Love Bites is a regular column on Short Order. Find other installments here.
About four or five dates in, Matlock and I finally made it to Matsuri. We had both been there at least once on other occasions and recalled it seemed pretty authentic, so we were game. (Of course, what a gal from Florida who has never even flown over Japan in a plane, let alone set foot in the country, would know about authenticity is anyone's guess. But let's argue that it was no fast-food sushi joint, and it wasn't decorated with dust-covered paper lanterns, so it seemed to be the genuine article.) Now that we had peeled back each other's shiny layers and he answered the Ten Most Important Questions favorably, we were really ready to start opening up. Well, at least he was ready.
"So this dating column you write... Do I have to be okay with you going out to dinner with other guys all the time?" he began. "Because, truthfully, that doesn't thrill me."
Oooh. Here I was expecting to hear the dulcet sounds of chopstick splinter removal and green tea flowing, but instead I was treated to the bong of a hammer to my head. For a while, I assumed I could continue to be wined and dined by every dude in the city so long as they knew they wouldn't be getting any post-dessert affection and Matlock would be cool with that. But I guess playtime in Rikiland was about to e-n-d.
In an effort to stretch the response time, I buried my nose in the menu and didn't come up for air until our server arrived to scribble down my request for salmon skin salad (highly recommended), tuna tataki, sautéed chicken livers (yes, that was a mistake in retrospect), and vegetable tempura. She skittered off, and I sensed the weight of his question still lingering in the air. The reality was, he knew I was dating someone else casually when we met. Wasn't it too soon for him to ask me to cut the poor guy off altogether?

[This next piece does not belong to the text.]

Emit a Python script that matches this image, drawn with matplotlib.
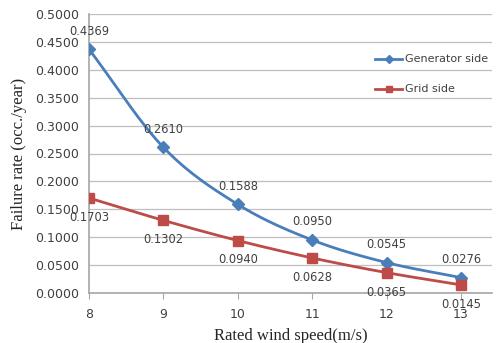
import numpy as np
import matplotlib
matplotlib.use("Agg")
import matplotlib.pyplot as plt
from matplotlib.ticker import FormatStrFormatter

speeds = [8, 9, 10, 11, 12, 13]
generator = [0.4369, 0.2610, 0.1588, 0.0950, 0.0545, 0.0276]
grid = [0.1703, 0.1302, 0.0940, 0.0628, 0.0365, 0.0145]
y_ticks = [0.0, 0.05, 0.1, 0.15, 0.2, 0.25, 0.3, 0.35, 0.4, 0.45, 0.5]

BLUE = "#4A7EBB"
RED = "#BE4B48"


def smooth(xs, ys, n=30):
    # Catmull-Rom spline through data points (Excel-style smoothed line)
    xs = np.asarray(xs, float)
    ys = np.asarray(ys, float)
    px = np.concatenate([[2 * xs[0] - xs[1]], xs, [2 * xs[-1] - xs[-2]]])
    py = np.concatenate([[2 * ys[0] - ys[1]], ys, [2 * ys[-1] - ys[-2]]])
    ox, oy = [], []
    for i in range(1, len(px) - 2):
        t = np.linspace(0, 1, n, endpoint=False)
        for arr, out in ((px, ox), (py, oy)):
            p0, p1, p2, p3 = arr[i - 1], arr[i], arr[i + 1], arr[i + 2]
            out.extend(0.5 * ((2 * p1) + (-p0 + p2) * t
                              + (2 * p0 - 5 * p1 + 4 * p2 - p3) * t ** 2
                              + (-p0 + 3 * p1 - 3 * p2 + p3) * t ** 3))
    ox.append(xs[-1]); oy.append(ys[-1])
    return np.array(ox), np.array(oy)


fig = plt.figure(figsize=(4.96, 3.43), dpi=100)
ax = fig.add_axes([89 / 496, 1 - 293 / 343, (492 - 89) / 496, (293 - 14) / 343])

gx, gy = smooth(speeds, generator)
rx, ry = smooth(speeds, grid)
ax.plot(gx, gy, color=BLUE, lw=2, zorder=3)
ax.plot(speeds, generator, ls="none", marker="D", ms=6, color=BLUE, zorder=4)
ax.plot(rx, ry, color=RED, lw=2, zorder=3)
ax.plot(speeds, grid, ls="none", marker="s", ms=7, color=RED, zorder=4)

for x, y in zip(speeds, generator):
    ax.annotate(f"{y:.4f}", (x, y), xytext=(0, 13), textcoords="offset points",
                ha="center", va="center", fontsize=8.3, color="#404040", zorder=5)
for x, y in zip(speeds, grid):
    ax.annotate(f"{y:.4f}", (x, y), xytext=(0, -14), textcoords="offset points",
                ha="center", va="center", fontsize=8.3, color="#404040", zorder=5)

ax.set_xlim(8, 8 + 5 * (492 - 89) / (461 - 89))
ax.set_ylim(0, 0.5)
ax.set_xticks(speeds)
ax.set_yticks(y_ticks)
ax.yaxis.set_major_formatter(FormatStrFormatter("%.4f"))
ax.grid(axis="y", color="#BFBFBF", lw=0.9)
ax.set_axisbelow(True)
for s in ("top", "right"):
    ax.spines[s].set_visible(False)
for s in ("left", "bottom"):
    ax.spines[s].set_color("#A6A6A6")
    ax.spines[s].set_linewidth(1.2)
ax.tick_params(axis="y", length=0, labelsize=9, labelcolor="#404040", pad=7)
ax.tick_params(axis="x", length=4, color="#A6A6A6", labelsize=9,
               labelcolor="#404040", pad=7)

ax.set_xlabel("Rated wind speed(m/s)", family="Liberation Serif", fontsize=12,
              color="#262626", labelpad=5)
ax.set_ylabel("Failure rate (occ./year)", family="Liberation Serif", fontsize=12,
              color="#262626", labelpad=6)

# legend drawn manually in figure pixels
def fx(p):
    return p / 496
def fy(p):
    return 1 - p / 343

for ypix, col, mk, ms, lab in ((59, BLUE, "D", 4, "Generator side"),
                               (89, RED, "s", 5, "Grid side")):
    fig.lines.append(plt.Line2D([fx(375), fx(402)], [fy(ypix), fy(ypix)],
                                color=col, lw=2, transform=fig.transFigure))
    fig.lines.append(plt.Line2D([fx(388.5)], [fy(ypix)], color=col, marker=mk,
                                ms=ms, transform=fig.transFigure))
    fig.text(fx(405), fy(ypix), lab, fontsize=8, color="#404040", va="center", ha="left")

fig.savefig("out.png", dpi=100)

What Matlock didn't know is that I had already decided to set the Contender free earlier that afternoon on a hunch. After nearly eight months of a fine romance with very little physical affection but lots and lots of amazing dinners, my previous partner still wasn't committing. To anything. He announced I was still "growing on him" even after all that time and blamed the space between us on everything from his financial challenges to my being too busy with work. I had never been likened to a spore before, but that's how his comment made me feel.
Yet over lunch at the Green Gables Café, when I calmly announced he was released from his tour of duty and free to find a gal to hold his heart captive, the guy acted as if he was a vegan told that his black bean veggie burger was really made from raw beef and frog leg purée. Pure shock. While he chewed and pondered, I quickly polished off a bowl of hot yellow lentil soup and a petite organic salad, waiting for the back-peddling to begin. And it did. He hit me with everything from, "You're not being patient," to "We just need more time," and, in a final desperate move, he closed with, "Geez, Riki, shouldn't you be concerned that some guy who barely knows you is head over heels and aiming for commitment after only a few dates?"
I had to sit with that comment for a second and let it steep alongside my cup of chai. In a way, the Contender was right. Matlock barely knew me. But if my new beau saw what he wanted in me after only a few dates, it was worth granting him the gift of exclusivity instead of someone who had enough time to watch this passion fruit seed germinate and then slowly dry up.
I played coy for a while as Matlock awaited my response, but by the time our sushi roll arrived -- the one named "Mr. Bush's 3:00 P.M." and described as "tuna tartar [sic], cucumber and avocado in wasabi mayo with [exact words here] something on top" -- the surrender had begun. "If you are willing to take me out to at least one different fancy-schmancy restaurant every week so I can write about it in my column, I'll promise to dine with only you going forward," I announced, and punctuated it with one eyebrow lifted for effect.
He happily agreed, and we dug into the Bush roll with "something on top," smirking. Our relationship was moving forward and in the right direction. And, gladly, it didn't seem to have anything growing on it.